Exactly reproduce the lines that follow.

(DATASET CONTENT)
# # # # # # #

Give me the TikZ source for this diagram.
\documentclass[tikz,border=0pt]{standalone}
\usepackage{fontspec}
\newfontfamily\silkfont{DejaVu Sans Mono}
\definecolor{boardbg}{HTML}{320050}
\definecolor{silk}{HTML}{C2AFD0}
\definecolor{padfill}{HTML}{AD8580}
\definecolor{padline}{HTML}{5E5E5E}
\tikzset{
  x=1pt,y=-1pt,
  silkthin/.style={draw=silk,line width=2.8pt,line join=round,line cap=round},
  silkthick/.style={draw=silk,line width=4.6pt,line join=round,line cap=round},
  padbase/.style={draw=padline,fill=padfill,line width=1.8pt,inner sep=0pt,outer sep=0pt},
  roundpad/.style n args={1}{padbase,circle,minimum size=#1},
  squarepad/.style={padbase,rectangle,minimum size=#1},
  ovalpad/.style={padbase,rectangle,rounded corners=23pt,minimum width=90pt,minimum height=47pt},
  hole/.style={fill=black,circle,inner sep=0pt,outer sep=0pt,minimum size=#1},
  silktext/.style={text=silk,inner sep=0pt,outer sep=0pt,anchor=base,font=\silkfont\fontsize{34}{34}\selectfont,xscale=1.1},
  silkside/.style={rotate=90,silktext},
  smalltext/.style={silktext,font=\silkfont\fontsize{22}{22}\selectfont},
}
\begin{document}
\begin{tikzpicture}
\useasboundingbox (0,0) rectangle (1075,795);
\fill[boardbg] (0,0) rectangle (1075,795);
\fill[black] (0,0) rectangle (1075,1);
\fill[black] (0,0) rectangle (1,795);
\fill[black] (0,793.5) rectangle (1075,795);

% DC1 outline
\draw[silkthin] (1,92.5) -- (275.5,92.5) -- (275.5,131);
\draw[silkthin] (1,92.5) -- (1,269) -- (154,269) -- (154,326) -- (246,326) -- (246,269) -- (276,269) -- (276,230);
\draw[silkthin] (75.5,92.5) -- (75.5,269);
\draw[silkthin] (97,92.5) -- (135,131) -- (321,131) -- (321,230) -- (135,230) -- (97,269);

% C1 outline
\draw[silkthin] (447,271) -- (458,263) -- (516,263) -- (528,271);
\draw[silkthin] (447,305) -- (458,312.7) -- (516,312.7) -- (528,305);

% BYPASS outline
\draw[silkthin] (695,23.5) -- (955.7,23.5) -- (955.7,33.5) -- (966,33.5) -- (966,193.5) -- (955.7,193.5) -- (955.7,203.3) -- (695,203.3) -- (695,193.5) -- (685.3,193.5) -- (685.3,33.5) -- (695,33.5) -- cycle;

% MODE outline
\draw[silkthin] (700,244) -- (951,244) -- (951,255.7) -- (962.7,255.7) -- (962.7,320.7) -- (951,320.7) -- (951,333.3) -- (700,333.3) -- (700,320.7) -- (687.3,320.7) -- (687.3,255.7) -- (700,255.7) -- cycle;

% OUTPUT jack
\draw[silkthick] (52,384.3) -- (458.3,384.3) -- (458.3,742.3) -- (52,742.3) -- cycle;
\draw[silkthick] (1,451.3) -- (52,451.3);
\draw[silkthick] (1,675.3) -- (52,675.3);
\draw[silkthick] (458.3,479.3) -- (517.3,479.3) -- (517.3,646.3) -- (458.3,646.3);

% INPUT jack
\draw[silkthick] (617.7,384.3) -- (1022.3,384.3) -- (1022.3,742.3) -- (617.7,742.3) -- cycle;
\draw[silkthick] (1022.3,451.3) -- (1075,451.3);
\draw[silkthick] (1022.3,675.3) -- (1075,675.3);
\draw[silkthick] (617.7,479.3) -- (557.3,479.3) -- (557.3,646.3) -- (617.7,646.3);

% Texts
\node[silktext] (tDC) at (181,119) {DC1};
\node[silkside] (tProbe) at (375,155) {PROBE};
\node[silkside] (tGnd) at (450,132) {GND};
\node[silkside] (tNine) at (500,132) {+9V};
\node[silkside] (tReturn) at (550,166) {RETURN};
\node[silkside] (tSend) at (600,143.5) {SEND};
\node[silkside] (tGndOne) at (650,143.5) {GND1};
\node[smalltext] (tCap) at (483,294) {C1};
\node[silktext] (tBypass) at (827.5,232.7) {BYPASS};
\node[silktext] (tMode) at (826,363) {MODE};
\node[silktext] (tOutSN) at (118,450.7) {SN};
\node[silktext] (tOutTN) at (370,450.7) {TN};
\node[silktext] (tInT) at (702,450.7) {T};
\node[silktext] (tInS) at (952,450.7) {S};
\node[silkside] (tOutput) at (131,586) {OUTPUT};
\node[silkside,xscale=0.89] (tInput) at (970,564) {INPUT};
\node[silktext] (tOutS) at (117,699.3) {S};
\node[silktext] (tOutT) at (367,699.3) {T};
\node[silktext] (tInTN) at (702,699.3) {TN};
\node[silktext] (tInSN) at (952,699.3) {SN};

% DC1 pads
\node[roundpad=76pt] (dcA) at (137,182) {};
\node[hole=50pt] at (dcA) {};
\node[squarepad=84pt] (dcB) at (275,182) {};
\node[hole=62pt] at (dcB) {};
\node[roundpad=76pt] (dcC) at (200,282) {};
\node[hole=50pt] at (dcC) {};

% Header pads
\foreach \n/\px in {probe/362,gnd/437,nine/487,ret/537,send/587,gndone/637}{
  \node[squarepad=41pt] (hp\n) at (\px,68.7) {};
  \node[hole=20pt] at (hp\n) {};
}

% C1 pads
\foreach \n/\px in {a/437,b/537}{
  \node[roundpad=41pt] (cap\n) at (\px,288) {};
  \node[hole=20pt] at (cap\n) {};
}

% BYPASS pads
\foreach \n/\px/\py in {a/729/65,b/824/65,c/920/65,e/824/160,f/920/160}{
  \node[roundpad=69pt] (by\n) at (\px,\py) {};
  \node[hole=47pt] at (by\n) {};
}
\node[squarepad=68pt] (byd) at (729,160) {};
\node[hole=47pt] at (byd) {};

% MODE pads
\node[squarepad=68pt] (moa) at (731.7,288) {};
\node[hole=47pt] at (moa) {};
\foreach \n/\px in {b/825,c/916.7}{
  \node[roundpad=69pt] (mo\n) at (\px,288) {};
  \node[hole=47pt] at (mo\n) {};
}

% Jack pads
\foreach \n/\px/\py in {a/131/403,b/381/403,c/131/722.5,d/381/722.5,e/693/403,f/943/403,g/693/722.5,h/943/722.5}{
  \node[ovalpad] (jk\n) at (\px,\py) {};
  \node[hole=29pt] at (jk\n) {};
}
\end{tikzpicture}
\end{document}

# # # # # # #

(OUTPUT FOR THIS TASK)
Give me the TikZ source for this diagram.
\documentclass[tikz,border=0pt]{standalone}
\usepackage{fontspec}
\newfontfamily\silkfont{DejaVu Sans Mono}
\definecolor{boardbg}{HTML}{320050}
\definecolor{silk}{HTML}{C2AFD0}
\definecolor{padfill}{HTML}{AD8580}
\definecolor{padline}{HTML}{5E5E5E}
\tikzset{
  x=1pt,y=-1pt,
  silkthin/.style={draw=silk,line width=2.8pt,line join=round,line cap=round},
  silkthick/.style={draw=silk,line width=4.6pt,line join=round,line cap=round},
  padbase/.style={draw=padline,fill=padfill,line width=1.8pt,inner sep=0pt,outer sep=0pt},
  roundpad/.style n args={1}{padbase,circle,minimum size=#1},
  squarepad/.style={padbase,rectangle,minimum size=#1},
  ovalpad/.style={padbase,rectangle,rounded corners=23pt,minimum width=90pt,minimum height=47pt},
  hole/.style={fill=black,circle,inner sep=0pt,outer sep=0pt,minimum size=#1},
  silktext/.style={text=silk,inner sep=0pt,outer sep=0pt,anchor=base,font=\silkfont\fontsize{34}{34}\selectfont,xscale=1.1},
  silkside/.style={rotate=90,silktext},
  smalltext/.style={silktext,font=\silkfont\fontsize{22}{22}\selectfont},
}
\begin{document}
\begin{tikzpicture}
\useasboundingbox (0,0) rectangle (1075,795);
\fill[boardbg] (0,0) rectangle (1075,795);
\fill[black] (0,0) rectangle (1075,1);
\fill[black] (0,0) rectangle (1,795);
\fill[black] (0,793.5) rectangle (1075,795);

% DC1 outline
\draw[silkthin] (1,92.5) -- (275.5,92.5) -- (275.5,131);
\draw[silkthin] (1,92.5) -- (1,269) -- (154,269) -- (154,326) -- (246,326) -- (246,269) -- (276,269) -- (276,230);
\draw[silkthin] (75.5,92.5) -- (75.5,269);
\draw[silkthin] (97,92.5) -- (135,131) -- (321,131) -- (321,230) -- (135,230) -- (97,269);

% C1 outline
\draw[silkthin] (447,271) -- (458,263) -- (516,263) -- (528,271);
\draw[silkthin] (447,305) -- (458,312.7) -- (516,312.7) -- (528,305);

% BYPASS outline
\draw[silkthin] (695,23.5) -- (955.7,23.5) -- (955.7,33.5) -- (966,33.5) -- (966,193.5) -- (955.7,193.5) -- (955.7,203.3) -- (695,203.3) -- (695,193.5) -- (685.3,193.5) -- (685.3,33.5) -- (695,33.5) -- cycle;

% MODE outline
\draw[silkthin] (700,244) -- (951,244) -- (951,255.7) -- (962.7,255.7) -- (962.7,320.7) -- (951,320.7) -- (951,333.3) -- (700,333.3) -- (700,320.7) -- (687.3,320.7) -- (687.3,255.7) -- (700,255.7) -- cycle;

% OUTPUT jack
\draw[silkthick] (52,384.3) -- (458.3,384.3) -- (458.3,742.3) -- (52,742.3) -- cycle;
\draw[silkthick] (1,451.3) -- (52,451.3);
\draw[silkthick] (1,675.3) -- (52,675.3);
\draw[silkthick] (458.3,479.3) -- (517.3,479.3) -- (517.3,646.3) -- (458.3,646.3);

% INPUT jack
\draw[silkthick] (617.7,384.3) -- (1022.3,384.3) -- (1022.3,742.3) -- (617.7,742.3) -- cycle;
\draw[silkthick] (1022.3,451.3) -- (1075,451.3);
\draw[silkthick] (1022.3,675.3) -- (1075,675.3);
\draw[silkthick] (617.7,479.3) -- (557.3,479.3) -- (557.3,646.3) -- (617.7,646.3);

% Texts
\node[silktext] (tDC) at (181,119) {DC1};
\node[silkside] (tProbe) at (375,155) {PROBE};
\node[silkside] (tGnd) at (450,132) {GND};
\node[silkside] (tNine) at (500,132) {+9V};
\node[silkside] (tReturn) at (550,166) {RETURN};
\node[silkside] (tSend) at (600,143.5) {SEND};
\node[silkside] (tGndOne) at (650,143.5) {GND1};
\node[smalltext] (tCap) at (483,294) {C1};
\node[silktext] (tBypass) at (827.5,232.7) {BYPASS};
\node[silktext] (tMode) at (826,363) {MODE};
\node[silktext] (tOutSN) at (118,450.7) {SN};
\node[silktext] (tOutTN) at (370,450.7) {TN};
\node[silktext] (tInT) at (702,450.7) {T};
\node[silktext] (tInS) at (952,450.7) {S};
\node[silkside] (tOutput) at (131,586) {OUTPUT};
\node[silkside,xscale=0.89] (tInput) at (970,564) {INPUT};
\node[silktext] (tOutS) at (117,699.3) {S};
\node[silktext] (tOutT) at (367,699.3) {T};
\node[silktext] (tInTN) at (702,699.3) {TN};
\node[silktext] (tInSN) at (952,699.3) {SN};

% DC1 pads
\node[roundpad=76pt] (dcA) at (137,182) {};
\node[hole=50pt] at (dcA) {};
\node[squarepad=84pt] (dcB) at (275,182) {};
\node[hole=62pt] at (dcB) {};
\node[roundpad=76pt] (dcC) at (200,282) {};
\node[hole=50pt] at (dcC) {};

% Header pads
\foreach \n/\px in {probe/362,gnd/437,nine/487,ret/537,send/587,gndone/637}{
  \node[squarepad=41pt] (hp\n) at (\px,68.7) {};
  \node[hole=20pt] at (hp\n) {};
}

% C1 pads
\foreach \n/\px in {a/437,b/537}{
  \node[roundpad=41pt] (cap\n) at (\px,288) {};
  \node[hole=20pt] at (cap\n) {};
}

% BYPASS pads
\foreach \n/\px/\py in {a/729/65,b/824/65,c/920/65,e/824/160,f/920/160}{
  \node[roundpad=69pt] (by\n) at (\px,\py) {};
  \node[hole=47pt] at (by\n) {};
}
\node[squarepad=68pt] (byd) at (729,160) {};
\node[hole=47pt] at (byd) {};

% MODE pads
\node[squarepad=68pt] (moa) at (731.7,288) {};
\node[hole=47pt] at (moa) {};
\foreach \n/\px in {b/825,c/916.7}{
  \node[roundpad=69pt] (mo\n) at (\px,288) {};
  \node[hole=47pt] at (mo\n) {};
}

% Jack pads
\foreach \n/\px/\py in {a/131/403,b/381/403,c/131/722.5,d/381/722.5,e/693/403,f/943/403,g/693/722.5,h/943/722.5}{
  \node[ovalpad] (jk\n) at (\px,\py) {};
  \node[hole=29pt] at (jk\n) {};
}
\end{tikzpicture}
\end{document}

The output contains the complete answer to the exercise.